Thoughts on Story Points as a Software Development Metric

Aka the byproduct of Planning Poker. This metric has by far the most promise of the group. If done well, it can leverage a group’s unbiased judgement to provide a useful starting point for measurement. GitClear allows customers to collect their Story Points as a part of the puzzle to understanding how much is getting done.


The main weakness of Story Points as a metric to measure developer productivity is that it often fails to credit the day-to-day work outside the scope of a neatly-scheduled sprint.
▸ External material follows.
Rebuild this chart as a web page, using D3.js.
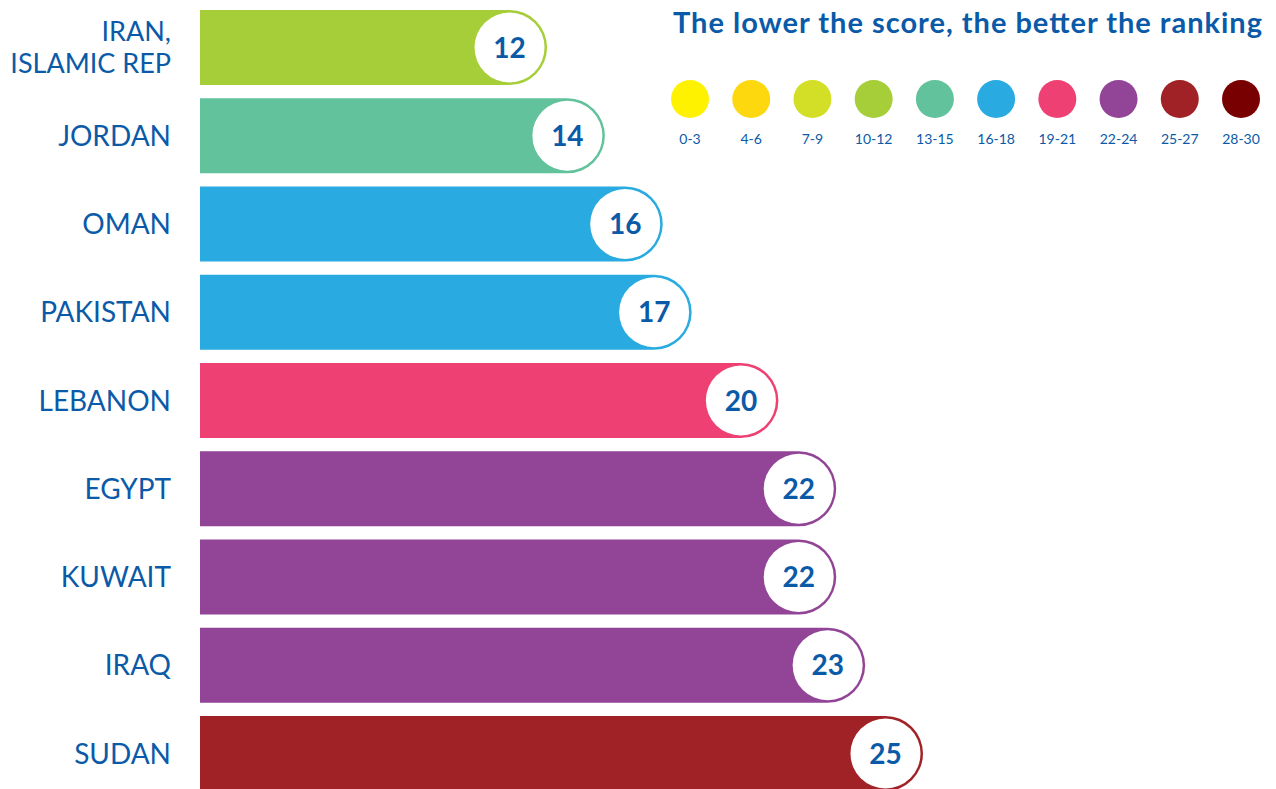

If you happen to work on a team where 100% of development takes place in a predictable, planned way, then Story Points can be a viable solution for developer measurement. More likely, you’re working in an ecosystem where such rigidity isn’t viable. The real world is a messy place, and it lays waste to great plans and good intentions.


The reason that Story Points makes this list is that an incomplete solution can be worse than no solution. If 80% of your development efforts happen via tasks that had Story Points assigned, you’re still losing 20% of your signal. It easily beats a metric like Lines of Code with its 80%+ noise, but it misses a swath of important work the team is doing. On a busy repo like Tensorflow, work done as part of an issue is only about 50% of all commits made.


For being deceivingly good, Story Points earns the fifth spot on the list.